A primeira visão é baseada no fato de que, antes da correção, os múltiplos entre preços das ações e lucro das empresas já estavam extremamente altos, em um período em que o crescimento econômico do país e os lucros corporativos já estavam fracos.
Pela segunda avaliação, o apoio maciço do governo já estabilizou o mercado. O enorme estoque de poupança da população ainda busca onde investir.
Antigamente, a poupança das famílias ia para o mercado imobiliário, mas agora esse mercado tem estoques enormes e é pouco provável que os preços voltem a subir.
Logo, a poupança das pessoas acabaria indo para o mercado de ações e puxando os preços para cima novamente.
A recente turbulência no mercado vai impactar a economia real?
- O impacto do crash do mercado de ações na economia chinesa é muito pequeno.
Primeiro, apenas 5% da poupança das famílias está no mercado de ações (a maior parte é colocado em depósitos bancários) e menos de 10% das famílias chinesas têm qualquer exposição ao mercado de ações.
Logo, a queda das ações praticamente não tem impacto na capacidade dos consumidores de gastar.
Segundo, a margem financeira é relativamente grande na capitalização do mercado de ações, mas é pequeno no total de crédito da economia -- aproximadamente 1%.
Portanto, a queda das ações vai ter pouco impacto na capacidade das empresas de se financiar.
A maior parte do financiamento vem pelos empréstimos bancários e pelos próprios lucros das companhias.
Pode haver impacto da turbulência financeira no crescimento do PIB?
Pelas razões que citei acima, não acredito num impacto negativo para o crescimento da economia.
Na realidade, a maioria dos indicadores econômicos, como produção industrial e mercado imobiliário, tem mostrado sinais modestos de recuperação nos últimos meses.
O governo chinês está promovendo uma série de reformas econômicas estruturais na economia. A turbulência no mercado de ações pode atrasar o processo?
- Estamos recebendo sinais mistos e é algo que temos que observar com atenção. Mas acredito que os riscos são baixos. A agenda de reformas é muito complexa e aprovada em altos níveis.
As reformas financeiras e fiscais, como a reestruturação da dívida dos governos locais e a liberalização das taxas de juros, estão caminhado rapidamente e não há motivos para o que ocorre no mercado de ações prejudicar esse processo.
A reforma das empresas estatais está caminhando mais devagar, mas principalmente por causa da resistência política dessas empresas.
O mercado de ações é basicamente um show a parte.

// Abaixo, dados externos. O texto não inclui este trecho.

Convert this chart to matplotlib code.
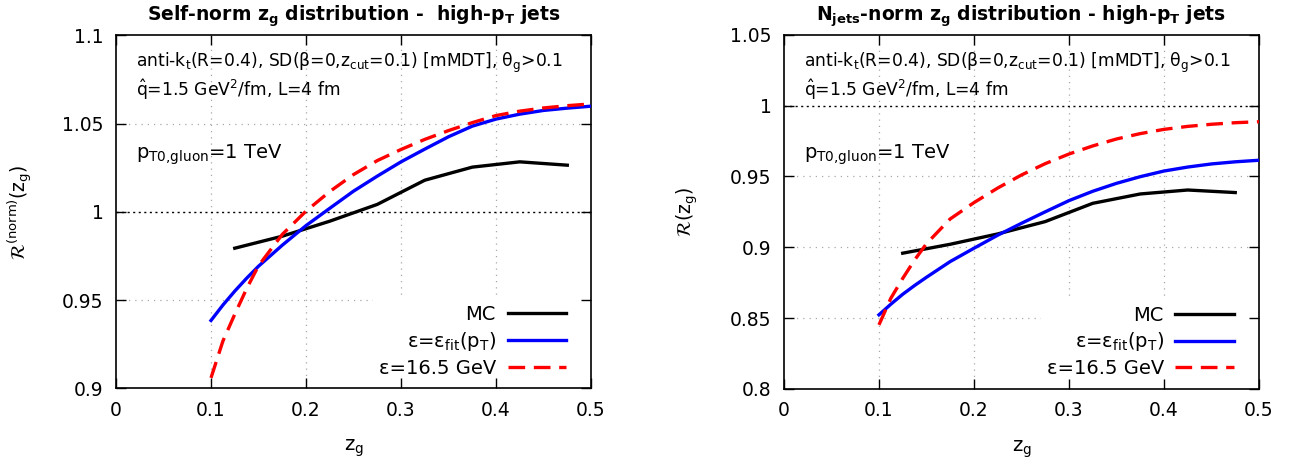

Os preços das commodities estão caindo por causa da turbulência da China, principalmente dos metais, como o minério de ferro. Essa turbulência pode gerar uma nova fase de queda das commodities?
- O impacto de curto prazo é que os investidores chineses estão liquidando suas posições em vários ativos, incluindo as ações em Hong Kong e as commodities, para atender as chamadas de margem em seus investimentos locais.
Foi isso que provocou uma forte queda dos papéis em Hong Kong e do preço do cobre no início desta semana.
Se os preços das ações na China estabilizarem -- e nesta quinta-feira (9) havia sinais de que podia ter começado -- o impacto no preço das commodities será pequeno.
Como o Brasil pode ser afetado pela turbulência na China?
- A queda no mercado de ações chinês não deve ter muito impacto no Brasil, ou em qualquer outra economia, porque o sistema financeiro chinês ainda é muito isolado do resto do mundo e porque o mercado de ações tem pouca relevância para a economia real.
Eu venho repetindo em minhas visitas ao Brasil, desde 2006, que os problemas econômicos do país são criados internamente. E esse continua sendo o caso.
O Brasil falhou em aproveitar os lucros do "boom" de commodities criado pela China para investir em infraestrutura e educação.
Agora que esse "boom" acabou sobrou poucas alternativas de ganhos de produtividade no país.
Além disso, não foram feitas reformas nos sistemas tributário e regulatório que estimulem os investimentos.
A política fiscal na última década foi mau conduzida.
O problema crucial do Brasil é adotar uma política fiscal mais prudente -- o que parece que está ocorrendo com o novo ministro da Fazenda (Joaquim Levy) -- e adotar medidas para estimular o crescimento, focadas em estimular os investimentos das empresas.